[Libreoffice-commits] .: 3 commits - doc-dump.py src/docrecord.py src/globals.py
Miklos Vajna
vmiklos at kemper.freedesktop.org
Mon Nov 19 07:29:22 PST 2012
doc-dump.py | 2 ++
src/docrecord.py | 44 ++++++++++++++++++++++++--------------------
src/globals.py | 4 ++--
3 files changed, 28 insertions(+), 22 deletions(-)
New commits:
commit b2b4859c6f8d692804a3eb33f68981b337e11022
Author: Miklos Vajna <vmiklos at suse.cz>
Date: Mon Nov 19 16:28:40 2012 +0100
FcCompressed: support fCompressed = 0
This seems to be used for non-ascii text.
diff --git a/doc-dump.py b/doc-dump.py
index ac1fba6..28e7bcb 100755
--- a/doc-dump.py
+++ b/doc-dump.py
@@ -1,6 +1,8 @@
#!/usr/bin/env python
import sys
+sys = reload(sys)
+sys.setdefaultencoding("utf-8")
sys.path.append(sys.path[0]+"/src")
import globals
import docstream
diff --git a/src/docrecord.py b/src/docrecord.py
index 64d2865..46369d3 100755
--- a/src/docrecord.py
+++ b/src/docrecord.py
@@ -21,11 +21,21 @@ class FcCompressed(DOCDirStream):
self.printAndSet("r1", self.getBit(buf, 31))
print '</fcCompressed>'
- def getTransformedAddress(self):
- if self.fCompressed:
- return self.fc/2
- else:
- print '<todo what="FcCompressed: fCompressed = 0 not supported"/>'
+ def getTransformedValue(self, start, end):
+ if self.fCompressed:
+ offset = self.fc/2
+ return globals.encodeName(self.mainStream.bytes[offset:offset+end-start])
+ else:
+ offset = self.fc
+ return globals.encodeName(self.mainStream.bytes[offset:offset+end*2-start].decode('utf-16'), lowOnly = True)
+
+ @staticmethod
+ def getFCTransformedValue(bytes, start, end):
+ # This is a bit ugly, but at this state we don't know yet if the text is compressed or not.
+ try:
+ return globals.encodeName(bytes[start:end].decode('utf-16'), lowOnly = True)
+ except UnicodeDecodeError:
+ return globals.encodeName(bytes[start:end])
class Pcd(DOCDirStream):
"""The Pcd structure specifies the location of text in the WordDocument Stream and additional properties for this text."""
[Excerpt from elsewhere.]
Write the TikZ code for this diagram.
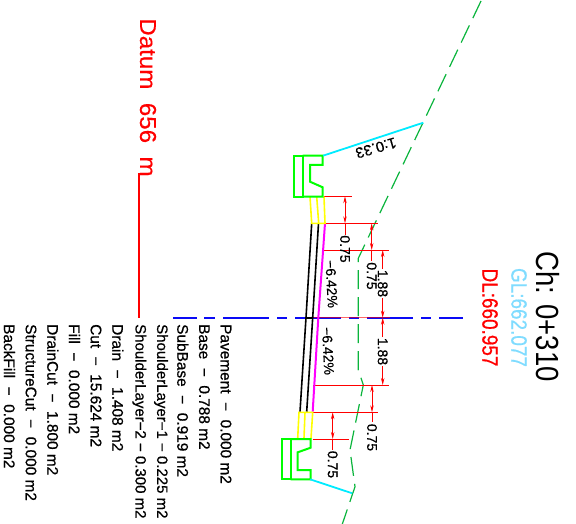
\documentclass[tikz,border=0pt]{standalone}
\usepackage{fontspec}
\setmainfont{Liberation Sans}
\newfontfamily\hv[UprightFeatures={FakeBold=0.35}]{Liberation Sans}
\newfontfamily\hvb[UprightFeatures={FakeBold=0.7}]{Liberation Sans}
\usetikzlibrary{arrows.meta}
\definecolor{cGreen}{RGB}{0,255,0}
\definecolor{cGround}{RGB}{10,180,60}
\definecolor{cYellow}{RGB}{255,255,0}
\definecolor{cMagenta}{RGB}{255,0,255}
\definecolor{cCyan}{RGB}{0,235,255}
\definecolor{cRed}{RGB}{255,0,0}
\definecolor{cCentre}{RGB}{10,10,245}
\definecolor{cSky}{RGB}{128,220,255}
\tikzset{
  lbl/.style={rotate=-90,inner sep=0pt,font=\hv\fontsize{14}{14}\selectfont},
  qty/.style={rotate=-90,inner sep=0pt,anchor=west,font=\hvb\fontsize{15.4}{16}\selectfont},
  big/.style={rotate=-90,inner sep=0pt,font=\hvb\fontsize{22}{22}\selectfont},
  kerbgreen/.style={draw=cGreen,line width=2pt,line join=miter},
  yel/.style={draw=cYellow,line width=1.6pt},
  blk/.style={draw=black,line width=1.6pt},
  mag/.style={draw=cMagenta,line width=2pt},
  cy/.style={draw=cCyan,line width=1.8pt},
  ext/.style={draw=cRed,line width=1pt},
  dim/.style={draw=cRed,line width=.7pt},
  dimarr/.style={dim,{Stealth[length=7pt,width=3.4pt]}-{Stealth[length=7pt,width=3.4pt]}},
  dimtip/.style={dim,-{Stealth[length=7pt,width=3.4pt]}},
  ground/.style={draw=cGround,line width=1.2pt,dash pattern=on 19pt off 8pt},
  datumline/.style={draw=cRed,line width=1.2pt}
}
\begin{document}
\begin{tikzpicture}[x=1pt,y=-1pt]
\useasboundingbox (0,0) rectangle (576,524);
% ground line
\draw[ground] (481,1) -- (358.3,258.3) -- (358.3,370) -- (363.3,385) -- (350,450) -- (355,486.7) -- (342,525);
% centre line
\foreach \a/\b in {173/197,204/215,223/269,277/287,295/341,349/359,367/413,421/431,439/463}
  \fill[cCentre] (\a,316.7) rectangle (\b,318.7);
% extension lines
\coordinate (e1a) at (324.3,196.3); \coordinate (e1b) at (351.7,196.3);
\coordinate (e2a) at (325,223.3);   \coordinate (e2b) at (378.3,223.3);
\coordinate (e3a) at (324,250);     \coordinate (e3b) at (389,250);
\coordinate (e4a) at (313,317.7);   \coordinate (e4b) at (390,317.7);
\coordinate (e5a) at (313,385);     \coordinate (e5b) at (389,385);
\coordinate (e6a) at (313,412.3);   \coordinate (e6b) at (378,412.3);
\coordinate (e7a) at (312.7,439);   \coordinate (e7b) at (349,439);
\draw[ext] (e1a)--(e1b) (e2a)--(e2b) (e3a)--(e3b) (e5a)--(e5b) (e6a)--(e6b) (e7a)--(e7b);
\draw[draw=cRed,opacity=.6,line width=1.5pt] (e4a)--(e4b);
% dimension arrows
\draw[dimarr] (345,196.3) -- (345,223.3);
\draw[dim] (345,223.3) -- (345,235);
\draw[dimarr] (371.7,223.3) -- (371.7,250);
\draw[dim] (371.7,250) -- (371.7,261);
\draw[dimtip] (382.7,269) -- (382.7,250);
\draw[dimtip] (382.7,298) -- (382.7,317.7);
\draw[dimtip] (382.7,337) -- (382.7,317.7);
\draw[dimtip] (382.7,366) -- (382.7,385);
\draw[dimarr] (372,385) -- (372,412.3);
\draw[dim] (372,412.3) -- (372,422);
\draw[dimarr] (332.7,412.3) -- (332.7,439);
\draw[dim] (332.7,439) -- (332.7,450);
% pavement layers
\draw[blk] (311.7,223.3) -- (306,317.7) -- (300,411.7);
\draw[blk] (318.5,223.3) -- (312.7,317.7) -- (306.7,411.7);
\draw[mag] (325,223.3) -- (318.3,317.7) -- (312.7,411.7);
\draw[blk] (306,317.7) -- (312.7,317.7);
% shoulders
\draw[yel] (310,196.7) -- (311.7,223.3) -- (325,223.3) -- (324,196.7) (316.7,196.7) -- (318.7,223.3);
\draw[yel] (297.7,438.3) -- (299,412.3) -- (312.7,412.3) -- (311,438.3) (305,412.3) -- (304,438.3);
% drains
\draw[kerbgreen] (294,155.7) rectangle (302.7,196.7);
\draw[kerbgreen] (302.7,155.7) -- (322.7,155.7) -- (322.7,165) -- (310,165) -- (310,181.7) -- (322.7,187.3) -- (322.7,196.7) -- (302.7,196.7);
\draw[kerbgreen] (281.7,439) rectangle (290.7,479.3);
\draw[kerbgreen] (290.7,439) -- (310.7,439) -- (310.7,447.7) -- (297.7,452.3) -- (297.7,470) -- (310.7,470) -- (310.7,479.3) -- (290.7,479.3);
% slopes
\draw[cy] (323,155.7) -- (423.3,122.7);
\draw[cy] (310,479.3) -- (352.3,493.3);
% datum
\draw[datumline] (139,173) -- (139,317.7);
% labels
\node[inner sep=0pt,rotate=-164,font=\hv\fontsize{15}{15}\selectfont] (slope) at (376,148) {1:0.33};
\node[lbl] (d1) at (345,249) {0.75};
\node[lbl] (d2) at (371.7,276) {0.75};
\node[lbl] (d3) at (382.7,283.5) {1.88};
\node[lbl] (d4) at (382.7,351.5) {1.88};
\node[lbl] (d5) at (372,437.5) {0.75};
\node[lbl] (d6) at (332.7,464.5) {0.75};
\node[lbl,rotate=3] (g1) at (331.5,284) {−6.42\%};
\node[lbl,rotate=3] (g2) at (328,351) {−6.42\%};
\node[big,text=cRed,font=\hv\fontsize{23}{24}\selectfont] (datum) at (148,97.5) {\scalebox{1.05}[1]{Datum\ \ 656\ \ m}};
\node[big,font=\fontsize{32}{32}\selectfont\rmfamily] (ch) at (548,316.5) {\scalebox{.86}[1]{Ch: 0+310}};
\node[big,text=cSky] (gl) at (519,317.5) {\scalebox{.86}[1]{GL:662.077}};
\node[big,text=cRed] (dl) at (490,317.5) {\scalebox{.86}[1]{DL:660.957}};
\node[qty] (q1) at (226,324) {Pavement\ \ −\ \ 0.000 m2};
\node[qty] (q2) at (204.4,324) {Base\ \ −\ \ 0.788 m2};
\node[qty] (q3) at (182.8,324) {SubBase\ \ −\ \ 0.919 m2};
\node[qty,font=\hvb\fontsize{15}{16}\selectfont] (q4) at (161,324) {ShoulderLayer−1 − 0.225 m2};
\node[qty,font=\hvb\fontsize{15}{16}\selectfont] (q5) at (139.4,324) {ShoulderLayer−2 − 0.300 m2};
\node[qty] (q6) at (117.8,324) {Drain\ \ −\ \ 1.408 m2};
\node[qty] (q7) at (96,324) {Cut\ \ −\ \ 15.624 m2};
\node[qty] (q8) at (74.4,324) {Fill\ \ −\ \ 0.000 m2};
\node[qty] (q9) at (52.8,324) {DrainCut\ \ −\ \ 1.800 m2};
\node[qty] (q10) at (31,324) {StructureCut\ \ −\ \ 0.000 m2};
\node[qty] (q11) at (9.4,324) {BackFill\ \ −\ \ 0.000 m2};
\end{tikzpicture}
\end{document}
@@ -85,8 +95,7 @@ class PlcPcd(DOCDirStream, PLC):
aPcd = Pcd(self.bytes, self.mainStream, self.getOffset(self.pos, i), 8)
aPcd.dump()
- offset = aPcd.fc.getTransformedAddress()
- print '<transformed value="%s"/>' % globals.encodeName(self.mainStream.bytes[offset:offset+end-start])
+ print '<transformed value="%s"/>' % aPcd.fc.getTransformedValue(start, end)
print '</aCP>'
print '</plcPcd>'
@@ -251,7 +260,7 @@ class ChpxFkp(DOCDirStream):
start = self.getuInt32(pos = pos)
end = self.getuInt32(pos = pos + 4)
print '<rgfc index="%d" start="%d" end="%d">' % (i, start, end)
- print '<transformed value="%s"/>' % globals.encodeName(self.bytes[start:end])
+ print '<transformed value="%s"/>' % FcCompressed.getFCTransformedValue(self.bytes, start, end)
pos += 4
# rgbx
@@ -280,7 +289,7 @@ class PapxFkp(DOCDirStream):
start = self.getuInt32(pos = pos)
end = self.getuInt32(pos = pos + 4)
print '<rgfc index="%d" start="%d" end="%d">' % (i, start, end)
- print '<transformed value="%s"/>' % globals.encodeName(self.bytes[start:end])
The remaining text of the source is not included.